Meetings began Saturday about 7 p.m. They lasted for roughly six hours, until about 1 in the morning.

A consensus emerged fairly quickly around the coin-toss -- as a better notion than lots -- and the run-off. Track officials knew full well that swimmers swam swim-offs on a regular basis.

Even so, a steady thread during the talks that night, and as well Sunday with the U.S. Olympic Committee, was athlete safety.

Discussions with the USOC -- which had to sign off on any process -- picked up steam Sunday, beginning as early as 7:30 in the morning. Some were on the phone; others, in person; and carried on throughout the day, until USATF spokeswoman Jill Geer made the announcement of the new process late in the afternoon.

The process calls for a coin flip if both athletes agree to it or both refuse to state a preference. Otherwise, it's a run-off.

So why Sunday?

Because both Tarmoh and Felix are running the 200. And both are coached by Bobby Kersee. He wants them both to get through the 200. The finals in that race go down Saturday.

USATF officials have said they intend fully to name the team before they leave Eugene.

Thus -- that leaves Sunday, and only Sunday, for a run-off.

Unless another unusual event happens. Which, given everything else that has happened already, is entirely possible. Maybe a shiny Eagle will appear over Hayward Field, or something.

Women's 100: let's have a run-off

EUGENE, Ore. -- There's a simple and elegant solution for USA Track & Field as it wrestles with the dilemma posed by the dead heat in the women's 100 meter Saturday between Allyson Felix and Jeneba Tarmoh. It's right there in the other marquee Summer Games sport, swimming, and it happens all the time.

It's a swim-off.

USATF should put Felix and Tarmoh to a run-off. It's the only fair way to settle this. It's the American way.

Carmelita Jeter won the 100, in 10.92 seconds. Tianna Madison finished second. They're both going to London.

Originally, Tarmoh was declared the third-place finisher and Felix fourth. The official scoring sheet said Tarmoh had edged training partner Felix by 0.0001 seconds. Tarmoh was even brought to a news conference, where she said she was "so thankful" to make the London team.

She also said, however, amid rumblings that something might be going on, "I have no idea what happens if it's a tie."

As that news conference was ending, USATF communications director Jill Geer took to the dais to announce that, in fact, the two runners had ended in a dead heat, both timed in 11.68 seconds.

What happened, Geer said, is that two cameras are used to determine photo finishes. One is on the outside of the track. The other is on the inside.

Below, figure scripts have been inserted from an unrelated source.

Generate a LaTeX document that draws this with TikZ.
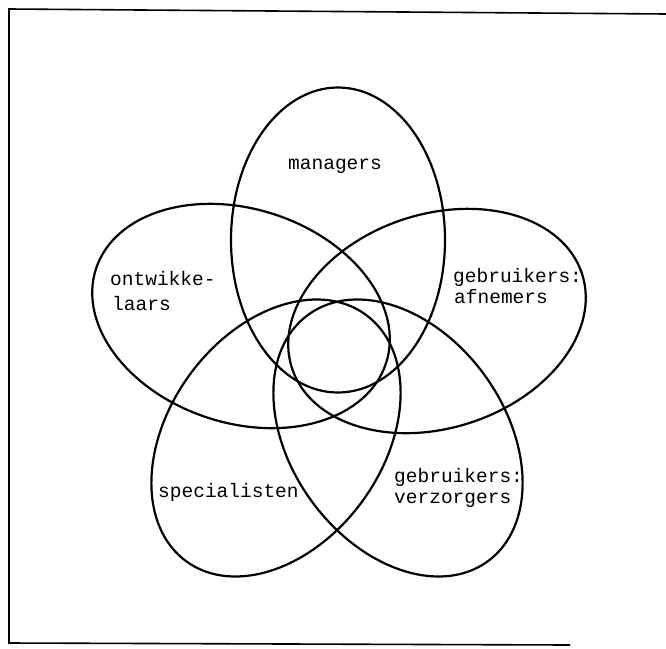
\documentclass[tikz,border=0pt]{standalone}
\usepackage{fontspec}
\newfontfamily\typew{Liberation Mono}
\begin{document}
\begin{tikzpicture}[x=1pt,y=-1pt,
  ell/.style={line width=2.2pt, black},
  frame/.style={line width=1.6pt, black},
  lbl/.style={anchor=base west, inner sep=0pt, font=\typew\fontsize{19.5}{25}\selectfont}]
\useasboundingbox (0,0) rectangle (666,648);
% frame
\coordinate (ftl) at (9,9);
\coordinate (ftr) at (666,14);
\coordinate (fbl) at (9,643);
\coordinate (fbr) at (570,645);
\draw[frame] (ftr) -- (ftl) -- (fbl) -- (fbr);
% ellipses
\coordinate (cman) at (338,240);
\coordinate (cafn) at (437,321);
\coordinate (cver) at (398,438);
\coordinate (cspe) at (276,438);
\coordinate (cont) at (241,316);
\draw[ell] (cman) ellipse [x radius=107pt, y radius=152.5pt];
\draw[ell, rotate around={-72:(cafn)}] (cafn) ellipse [x radius=107pt, y radius=152.5pt];
\draw[ell, rotate around={-144:(cver)}] (cver) ellipse [x radius=107pt, y radius=152.5pt];
\draw[ell, rotate around={144:(cspe)}] (cspe) ellipse [x radius=107pt, y radius=152.5pt];
\draw[ell, rotate around={72:(cont)}] (cont) ellipse [x radius=107pt, y radius=152.5pt];
% labels
\node[lbl] (tman) at (288,169) {managers};
\node[lbl] (tont1) at (110,285) {ontwikke-};
\node[lbl] (tont2) at (112,310) {laars};
\node[lbl] (tafn1) at (453,282) {gebruikers:};
\node[lbl] (tafn2) at (454,303) {afnemers};
\node[lbl] (tspe) at (158,497) {specialisten};
\node[lbl] (tver1) at (394,482) {gebruikers:};
\node[lbl] (tver2) at (394,503) {verzorgers};
\end{tikzpicture}
\end{document}
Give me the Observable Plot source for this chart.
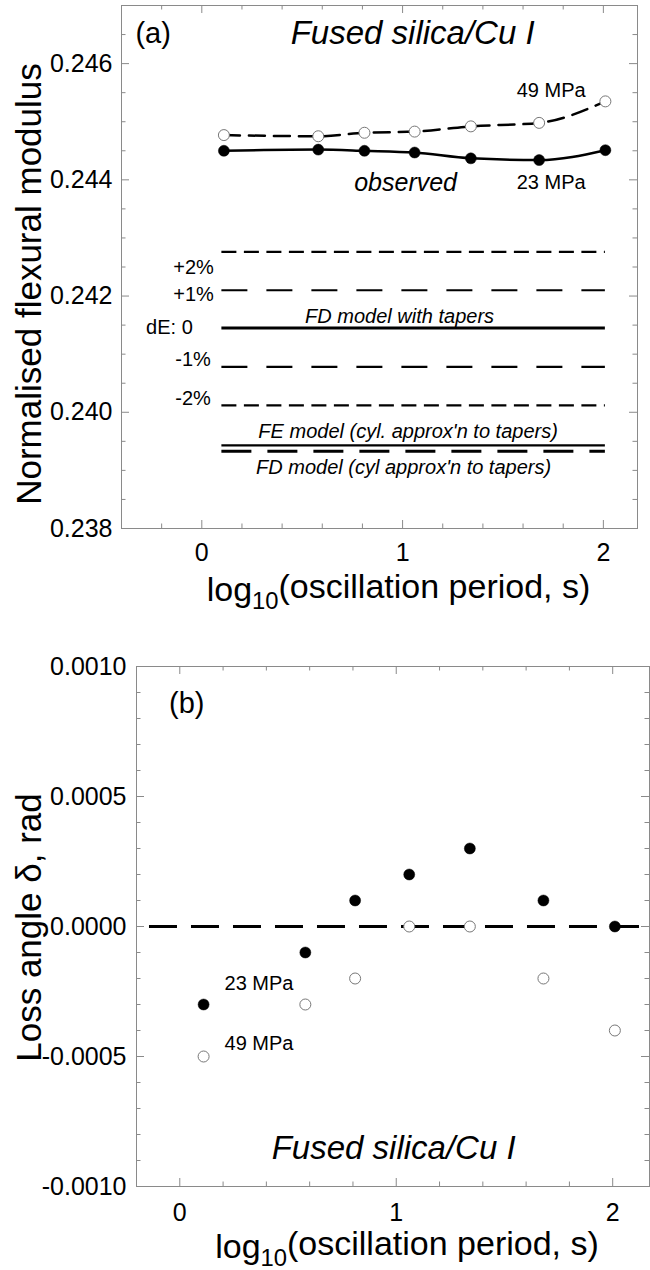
<!DOCTYPE html>
<html><head><meta charset="utf-8">
<script src="https://cdn.jsdelivr.net/npm/d3@7"></script>
<script src="https://cdn.jsdelivr.net/npm/@observablehq/plot@0.6"></script>
<style>
body{margin:0;background:#fff;}
#wrap{position:relative;width:650px;height:1270px;}
#a{position:absolute;left:0;top:0;}
#b{position:absolute;left:0;top:630px;}
</style></head><body><div id="wrap"><div id="a"></div><div id="b"></div></div>
<script>
// ---- data ----
const logPeriod = [0.11, 0.58, 0.81, 1.06, 1.34, 1.68, 2.01];
const modulus23 = [0.24450, 0.24452, 0.24450, 0.24447, 0.24437, 0.24434, 0.24451];
const modulus49 = [0.24477, 0.24475, 0.24481, 0.24483, 0.24492, 0.24498, 0.24535];
const modelNames = ["+2%", "+1%", "dE: 0", "-1%", "-2%", "FE model (cyl. approx'n to tapers)", "FD model (cyl approx'n to tapers)"];
const modelValues = [0.24276, 0.24210, 0.24145, 0.24078, 0.24012, 0.23943, 0.23933];
const modelRange = [0.10, 2.01];
const loss23 = [-0.0003, -0.0001, 0.0001, 0.0002, 0.0003, 0.0001, 0.0000];
const loss49 = [-0.0005, -0.0003, -0.0002, 0.0000, 0.0000, -0.0002, -0.0004];
const xTicks = [0, 1, 2];
const xMinorA = [-0.4, -0.2, 0.2, 0.4, 0.6, 0.8, 1.2, 1.4, 1.6, 1.8];
const xMinorB = [-0.2, 0.2, 0.4, 0.6, 0.8, 1.2, 1.4, 1.6, 1.8];
const yTicksA = [0.238, 0.240, 0.242, 0.244, 0.246];
const yMinorA = [0.2385, 0.239, 0.2395, 0.2405, 0.241, 0.2415, 0.2425, 0.243, 0.2435, 0.2445, 0.245, 0.2455, 0.2465];
const yTicksB = [-0.0010, -0.0005, 0.0000, 0.0005, 0.0010];
const yMinorB = [-0.0009, -0.0008, -0.0007, -0.0006, -0.0004, -0.0003, -0.0002, -0.0001, 0.0001, 0.0002, 0.0003, 0.0004, 0.0006, 0.0007, 0.0008, 0.0009];
const panelTitle = "Fused silica/Cu I";
const xTitle = "log10(oscillation period, s)";
const yTitleA = "Normalised flexural modulus";
const yTitleB = "Loss angle \u03b4, rad";

// ---- helpers ----
const FONT = '"Liberation Sans", Arial, Helvetica, sans-serif';
const GRAY = "#8a8a8a";
const W = 650;
function frameTicks(xMaj, xMin, yMaj, yMin, fw, fh) {
  const maj = 8, mn = 4.5, s = {stroke: GRAY, strokeWidth: 1};
  return [
    Plot.tickX(xMaj, {x: d => d, insetTop: fh - maj, ...s}),
    Plot.tickX(xMaj, {x: d => d, insetBottom: fh - maj, ...s}),
    Plot.tickX(xMin, {x: d => d, insetTop: fh - mn, ...s}),
    Plot.tickX(xMin, {x: d => d, insetBottom: fh - mn, ...s}),
    Plot.tickY(yMaj, {y: d => d, insetRight: fw - maj, ...s}),
    Plot.tickY(yMaj, {y: d => d, insetLeft: fw - maj, ...s}),
    Plot.tickY(yMin, {y: d => d, insetRight: fw - mn, ...s}),
    Plot.tickY(yMin, {y: d => d, insetLeft: fw - mn, ...s})
  ];
}
const pts = (ys) => logPeriod.map((x, i) => ({x, y: ys[i]}));
const models = modelNames.map((name, i) => ({name, value: modelValues[i]}));
const modelStyle = {
  "+2%": {strokeDasharray: "15,7.5", strokeWidth: 2.2},
  "+1%": {strokeDasharray: "26,19", strokeWidth: 2.2},
  "dE: 0": {strokeWidth: 3},
  "-1%": {strokeDasharray: "26,19", strokeWidth: 2.2},
  "-2%": {strokeDasharray: "15,7.5", strokeWidth: 2.2},
  "FE model (cyl. approx'n to tapers)": {strokeWidth: 2.4},
  "FD model (cyl approx'n to tapers)": {strokeDasharray: "30,16", strokeWidth: 3}
};
// where each dE label sits (data coordinates of its right end)
const dELabelAt = {
  "+2%": [0.06, 0.24249],
  "+1%": [0.06, 0.24202],
  "dE: 0": [-0.045, 0.24146],
  "-1%": [0.045, 0.24090],
  "-2%": [0.045, 0.24024]
};

// ---- panel (a) ----
const A = {H: 630, mt: 5, mb: 102, ml: 121, mr: 13};
const fwA = W - A.ml - A.mr, fhA = A.H - A.mt - A.mb;
const plotA = Plot.plot({
  width: W, height: A.H,
  marginTop: A.mt, marginBottom: A.mb, marginLeft: A.ml, marginRight: A.mr,
  style: {fontFamily: FONT, fontSize: "25px", color: "#000", background: "#fff"},
  x: {domain: [-0.4, 2.17], label: null},
  y: {domain: [0.238, 0.247], label: null},
  marks: [
    Plot.frame({stroke: GRAY}),
    ...frameTicks(xTicks, xMinorA, yTicksA, yMinorA, fwA, fhA),
    Plot.axisX(xTicks, {tickSize: 0, tickPadding: 15, fontSize: 25, tickFormat: d => String(d), label: null}),
    Plot.axisY(yTicksA, {tickSize: 0, tickPadding: 9, fontSize: 25, tickFormat: d => d.toFixed(3), label: null}),
    ...models.map(m => Plot.ruleY([m], {y: "value", x1: modelRange[0], x2: modelRange[1], stroke: "#000", ...modelStyle[m.name]})),
    Plot.line(pts(modulus49), {x: "x", y: "y", curve: "monotone-x", stroke: "#000", strokeWidth: 2.5, strokeDasharray: "16,9"}),
    Plot.line(pts(modulus23), {x: "x", y: "y", curve: "monotone-x", stroke: "#000", strokeWidth: 2.5}),
    Plot.dot(pts(modulus49), {x: "x", y: "y", r: 5.5, fill: "#fff", stroke: "#777", strokeWidth: 1}),
    Plot.dot(pts(modulus23), {x: "x", y: "y", r: 5.5, fill: "#000", stroke: "#000", strokeWidth: 0.5}),
    Plot.text(models.slice(0, 5), {x: d => dELabelAt[d.name][0], y: d => dELabelAt[d.name][1], text: "name",
      textAnchor: "end", lineAnchor: "middle", fontSize: 20}),
    Plot.text(["(a)"], {x: -0.2425, y: 0.24652, text: d => d, fontSize: 29, lineAnchor: "middle"}),
    Plot.text([panelTitle], {x: 1.05, y: 0.24652, text: d => d, fontSize: 33, fontStyle: "italic", lineAnchor: "middle"}),
    Plot.text(["49 MPa"], {x: 1.74, y: 0.24554, text: d => d, fontSize: 20, lineAnchor: "middle"}),
    Plot.text(["23 MPa"], {x: 1.74, y: 0.24395, text: d => d, fontSize: 20, lineAnchor: "middle"}),
    Plot.text(["observed"], {x: 1.015, y: 0.24395, text: d => d, fontSize: 25, fontStyle: "italic", lineAnchor: "middle"}),
    Plot.text(["FD model with tapers"], {x: 0.985, y: 0.24164, text: d => d, fontSize: 20, fontStyle: "italic", lineAnchor: "middle"}),
    Plot.text([models[5]], {x: 1.0275, y: 0.23967, text: "name", fontSize: 20, fontStyle: "italic", lineAnchor: "middle"}),
    Plot.text([models[6]], {x: 1.005, y: 0.23905, text: "name", fontSize: 20, fontStyle: "italic", lineAnchor: "middle"}),
    Plot.text([yTitleA], {frameAnchor: "left", rotate: -90, dx: -92, dy: 17, text: d => d, fontSize: 35, textAnchor: "middle", lineAnchor: "middle"}),
    Plot.text([xTitle], {frameAnchor: "bottom", dx: 19, dy: 62, text: d => d, fontSize: 34, textAnchor: "middle", lineAnchor: "middle"})
  ]
});

// ---- panel (b) ----
const B = {H: 640, mt: 36, mb: 84, ml: 136, mr: 1};
const fwB = W - B.ml - B.mr, fhB = B.H - B.mt - B.mb;
const plotB = Plot.plot({
  width: W, height: B.H,
  marginTop: B.mt, marginBottom: B.mb, marginLeft: B.ml, marginRight: B.mr,
  style: {fontFamily: FONT, fontSize: "25px", color: "#000", background: "#fff"},
  x: {domain: [-0.2, 2.17], label: null},
  y: {domain: [-0.001, 0.001], label: null},
  marks: [
    Plot.frame({stroke: GRAY}),
    ...frameTicks(xTicks, xMinorB, yTicksB, yMinorB, fwB, fhB),
    Plot.axisX(xTicks, {tickSize: 0, tickPadding: 17, fontSize: 25, tickFormat: d => String(d), label: null}),
    Plot.axisY(yTicksB, {tickSize: 0, tickPadding: 10, fontSize: 25, tickFormat: d => d.toFixed(4), label: null}),
    Plot.ruleY([0], {x1: -0.14, x2: 2.17, stroke: "#000", strokeWidth: 3, strokeDasharray: "28,14"}),
    Plot.dot(pts(loss49), {x: "x", y: "y", r: 5.5, fill: "#fff", stroke: "#777", strokeWidth: 1}),
    Plot.dot(pts(loss23), {x: "x", y: "y", r: 5.5, fill: "#000", stroke: "#000", strokeWidth: 0.5}),
    Plot.text(["(b)"], {x: 0.032, y: 0.000858, text: d => d, fontSize: 29, lineAnchor: "middle"}),
    Plot.text(["23 MPa"], {x: 0.366, y: -0.000219, text: d => d, fontSize: 20, lineAnchor: "middle"}),
    Plot.text(["49 MPa"], {x: 0.366, y: -0.00045, text: d => d, fontSize: 20, lineAnchor: "middle"}),
    Plot.text([panelTitle], {x: 0.988, y: -0.000854, text: d => d, fontSize: 33, fontStyle: "italic", lineAnchor: "middle"}),
    Plot.text([yTitleB], {frameAnchor: "left", rotate: -90, dx: -107, dy: 1, text: d => d, fontSize: 35, textAnchor: "middle", lineAnchor: "middle"}),
    Plot.text([xTitle], {frameAnchor: "bottom", dx: 14, dy: 61, text: d => d, fontSize: 34, textAnchor: "middle", lineAnchor: "middle"})
  ]
});

// subscript in x titles
function subscriptify(svg) {
  d3.select(svg).selectAll("text").each(function() {
    if (this.textContent === xTitle) {
      const t = d3.select(this);
      t.text(null);
      t.append("tspan").text("log");
      t.append("tspan").attr("font-size", "0.7em").attr("dy", "0.3em").text("10");
      t.append("tspan").attr("dy", "-0.3em").text("(oscillation period, s)");
    }
  });
}
subscriptify(plotA);
subscriptify(plotB);
document.getElementById("a").appendChild(plotA);
document.getElementById("b").appendChild(plotB);
</script>
</body></html>
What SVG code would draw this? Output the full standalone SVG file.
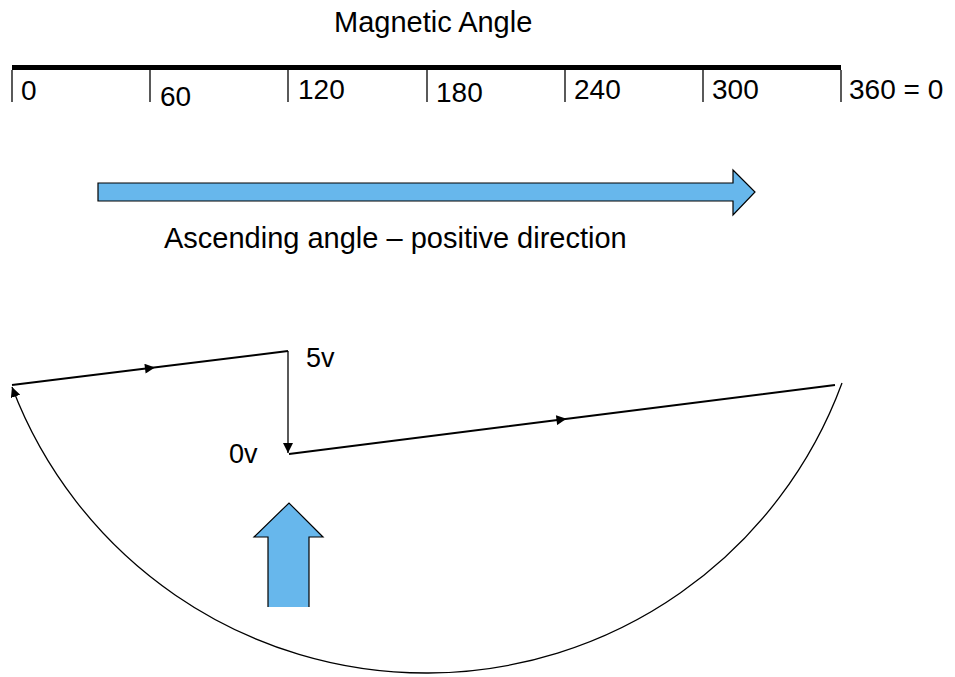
<svg xmlns="http://www.w3.org/2000/svg" width="955" height="677" viewBox="0 0 955 677">
<defs>
<marker id="tri" viewBox="0 0 10 10" refX="10" refY="5" markerWidth="10" markerHeight="10" markerUnits="userSpaceOnUse" orient="auto">
<path d="M0,0 L10,5 L0,10 Z" fill="#000"/>
</marker>
<marker id="triMid" viewBox="0 0 10 10" refX="5" refY="5" markerWidth="12" markerHeight="10" markerUnits="userSpaceOnUse" orient="auto">
<path d="M0,0 L10,5 L0,10 Z" fill="#000"/>
</marker>
</defs>
<style>
text{font-family:"Liberation Sans",Arial,sans-serif;fill:#000}
.lbl{font-size:28px}
.tick{stroke:#000;stroke-width:1.3}
.blue{fill:#67b7ec;stroke:#000;stroke-width:1.2}
.wire{fill:none;stroke:#000}
</style>
<rect width="955" height="677" fill="#fff"/>

<g id="title"><text x="334" y="32" font-size="29">Magnetic Angle</text></g>

<g id="scale">
<line x1="12" y1="67.5" x2="841" y2="67.5" stroke="#000" stroke-width="5"/>
<line class="tick" x1="12" y1="70" x2="12" y2="102"/>
<line class="tick" x1="150" y1="70" x2="150" y2="102"/>
<line class="tick" x1="288" y1="70" x2="288" y2="102"/>
<line class="tick" x1="427" y1="70" x2="427" y2="102"/>
<line class="tick" x1="565" y1="70" x2="565" y2="102"/>
<line class="tick" x1="703" y1="70" x2="703" y2="102"/>
<line class="tick" x1="841" y1="70" x2="841" y2="102"/>
<text class="lbl" x="21" y="100">0</text>
<text class="lbl" x="160" y="106">60</text>
<text class="lbl" x="298" y="99">120</text>
<text class="lbl" x="436" y="102">180</text>
<text class="lbl" x="574" y="99">240</text>
<text class="lbl" x="712" y="99">300</text>
<text class="lbl" x="849" y="99">360 = 0</text>
</g>

<g id="direction-arrow">
<path class="blue" d="M98,183 L733,183 L733,170 L755,192 L733,215 L733,201 L98,201 Z"/>
<text x="164" y="248" font-size="29">Ascending angle – positive direction</text>
</g>

<g id="up-arrow">
<path d="M268,607 L268,537 L254,537 L289,503 L323,537 L309,537 L309,607 Z" fill="#67b7ec"/>
<path d="M268,607 L268,537 L254,537 L289,503 L323,537 L309,537 L309,607" fill="none" stroke="#000" stroke-width="1.2"/>
</g>

<g id="labels">
<text x="306" y="367" font-size="27">5v</text>
<text x="229" y="463" font-size="27">0v</text>
</g>

<g id="connectors">
<path class="wire" stroke-width="2" d="M12,385 L150,368 L288,351" marker-mid="url(#triMid)"/>
<path class="wire" stroke-width="1.3" d="M288,351 L288,453" marker-end="url(#tri)"/>
<path class="wire" stroke-width="2" d="M289,454 L561.5,419.5 L835,385" marker-mid="url(#triMid)"/>
<path class="wire" stroke-width="1.3" d="M842,383 A443,443 0 0 1 12,387" marker-end="url(#tri)"/>
</g>
</svg>
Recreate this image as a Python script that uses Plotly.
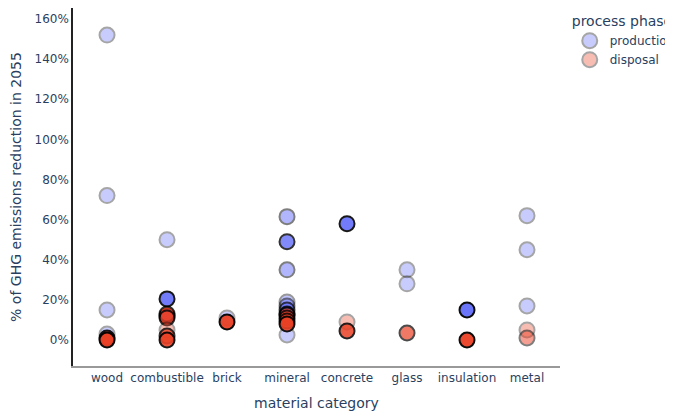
import plotly.graph_objects as go

categories = ["wood", "combustible", "brick", "mineral", "concrete", "glass", "insulation", "metal"]

# production phase points
prod_cat = ["wood", "wood", "wood", "wood",
            "combustible", "combustible", "combustible",
            "brick",
            "mineral", "mineral", "mineral", "mineral", "mineral", "mineral", "mineral", "mineral",
            "concrete",
            "glass", "glass",
            "insulation",
            "metal", "metal", "metal"]
prod_val = [1.52, 0.72, 0.15, 0.03,
            0.50, 0.205, 0.12,
            0.11,
            0.615, 0.49, 0.35, 0.19, 0.17, 0.15, 0.13, 0.025,
            0.58,
            0.35, 0.28,
            0.15,
            0.62, 0.45, 0.17]
prod_weight = [0.35, 0.35, 0.35, 0.35,
               0.35, 0.9, 0.9,
               0.35,
               0.5, 0.8, 0.5, 0.4, 0.5, 0.7, 0.8, 0.35,
               0.9,
               0.35, 0.35,
               0.95,
               0.35, 0.35, 0.35]

# disposal phase points
disp_cat = ["wood", "wood",
            "combustible", "combustible", "combustible", "combustible", "combustible",
            "brick",
            "mineral", "mineral", "mineral", "mineral",
            "concrete", "concrete",
            "glass",
            "insulation",
            "metal", "metal"]
disp_val = [0.01, 0.0,
            0.13, 0.11, 0.05, 0.02, 0.0,
            0.09,
            0.125, 0.11, 0.095, 0.08,
            0.09, 0.045,
            0.035,
            0.0,
            0.05, 0.01]
disp_weight = [0.9, 0.95,
               0.8, 0.8, 0.35, 0.8, 0.9,
               0.95,
               0.8, 0.8, 0.8, 0.9,
               0.35, 0.85,
               0.7,
               0.95,
               0.35, 0.5]

phases = ["production", "disposal"]
phase_colors = {"production": "#636efa", "disposal": "#EA4125"}

fig = go.Figure()
for name, cats, vals, w in [("production", prod_cat, prod_val, prod_weight),
                            ("disposal", disp_cat, disp_val, disp_weight)]:
    fig.add_trace(go.Scatter(
        x=cats, y=vals, mode="markers", name=name, showlegend=False,
        marker=dict(size=15, color=phase_colors[name], opacity=w,
                    line=dict(color="black", width=2)),
    ))
for name in phases:
    fig.add_trace(go.Scatter(
        x=[None], y=[None], mode="markers", name=name,
        marker=dict(size=15, color=phase_colors[name], opacity=0.35,
                    line=dict(color="black", width=2)),
    ))

fig.update_layout(
    width=673, height=412,
    template="plotly_white",
    font=dict(family="DejaVu Sans", size=12, color="#2a3f5f"),
    margin=dict(l=65, r=121, t=0, b=54, autoexpand=False),
    legend=dict(title=dict(text="process phase", font=dict(size=14)),
                font=dict(size=12), x=1.02, y=1, tracegroupgap=0),
    xaxis=dict(title=dict(text="material category", font=dict(size=14), standoff=14),
               categoryorder="array", categoryarray=categories, automargin=False,
               range=[-0.567, 7.55], showgrid=False, showline=True,
               linecolor="#999999", linewidth=1.5, ticks="", zeroline=False),
    yaxis=dict(title=dict(text="% of GHG emissions reduction in 2055", font=dict(size=14)),
               tickformat=".0%", range=[-0.1296, 1.655], dtick=0.2, automargin=False,
               showgrid=False, showline=True, linecolor="#222222", linewidth=1.5,
               zeroline=False, ticks=""),
    plot_bgcolor="white", paper_bgcolor="white",
)

fig.write_html("out.html")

The outside camera in this race proved inconclusive because both runners' arms obscured their torsos.

The inside camera is shot at 3,000 frames per second. It was analyzed by timers and referees. They simply could not separate the two racers, and declared a tie.

USATF has no procedure in place to break such a tie.

This, let's be candid, is a major flaw.

This is the kind of thing that leads to litigation.

This is the kind of thing that leads to absurdities that the matter be settled with rock, paper, scissors; or the drawing of lots; or dice; or a hand of poker.

It also lends itself to observations that Felix is a three-time world champion who has two Olympic silver medals and the support of major corporate sponsors, while Tarmoh has two NCAA second-place finishes. In the abstract, which of the two do you think those sponsors would like to see pursue her much-publicized double?

Further, it puts enormous, and unfair, pressure on Felix to be magnanimous by stepping aside in favor of Tarmoh and let her rival and training partner take the spot. Doing so might earn Felix considerable public goodwill. But this is the Olympics. The Games come along every four years. Why should Felix, who ran a 10.92 earlier this year in the 100 in Doha, give up a medal shot?

This is why the only fair solution is a run-off.

Don't bother with any noise that Olympic sprinters can't be bothered with running an extra race, that doing so would put an unfair burden on their bodies.

Olympic swimmers do it with regularity.

Just last year, for instance, Josh Schneider and Cullen Jones, SwimMAC club teammates, had a swim-off to determine who would claim the final 50-meter freestyle spot on the 2011 world championships team in Shanghai.

The swim-off was required because they had tied, at 21.97 seconds, at the 2010 nationals. The swim-off was held in May, 2011, in Charlotte, N.C.; Jones finished in 22.24, Schneider in 22.28, and that was that.

Schneider didn't complain afterward, saying of Jones, who won a gold medal swimming with Michael Phelps in the 2008 Beijing 400-meter freestyle relay, "He is a gold medalist for a reason. It's hard to topple a giant like that."

Similarly, in 2009, Jones tied for second with Garrett Weber-Gale (who also swam on that Beijing 400 free relay) in the 50 free, at 21.55. They swam it off two days later to see who would swim in Rome at those Rome world championships. Jones swam 21.41 to break Weber-Gale's American record, 21.47. In Rome, Jones finished fifth, the top American in the event.

In December, 2010, meanwhile, at the world short-course championships in Dubai, Schneider's semifinal time of 21.29 tied him with Australia's Kyle Richardson for eighth place. At the end of the session, the two guys swam it off. Schneider went 21.19, Richardson 21.28. In the final, Schneider, swimming in the outside lane, Lane 8, got off to a great start and won a bronze medal, behind Brazil's Cesar Cielo and France's Fred Bousquet.

If they can do it in swimming, and they not only can but they do, they not only can do it in track and field but they must. It's the only fair solution.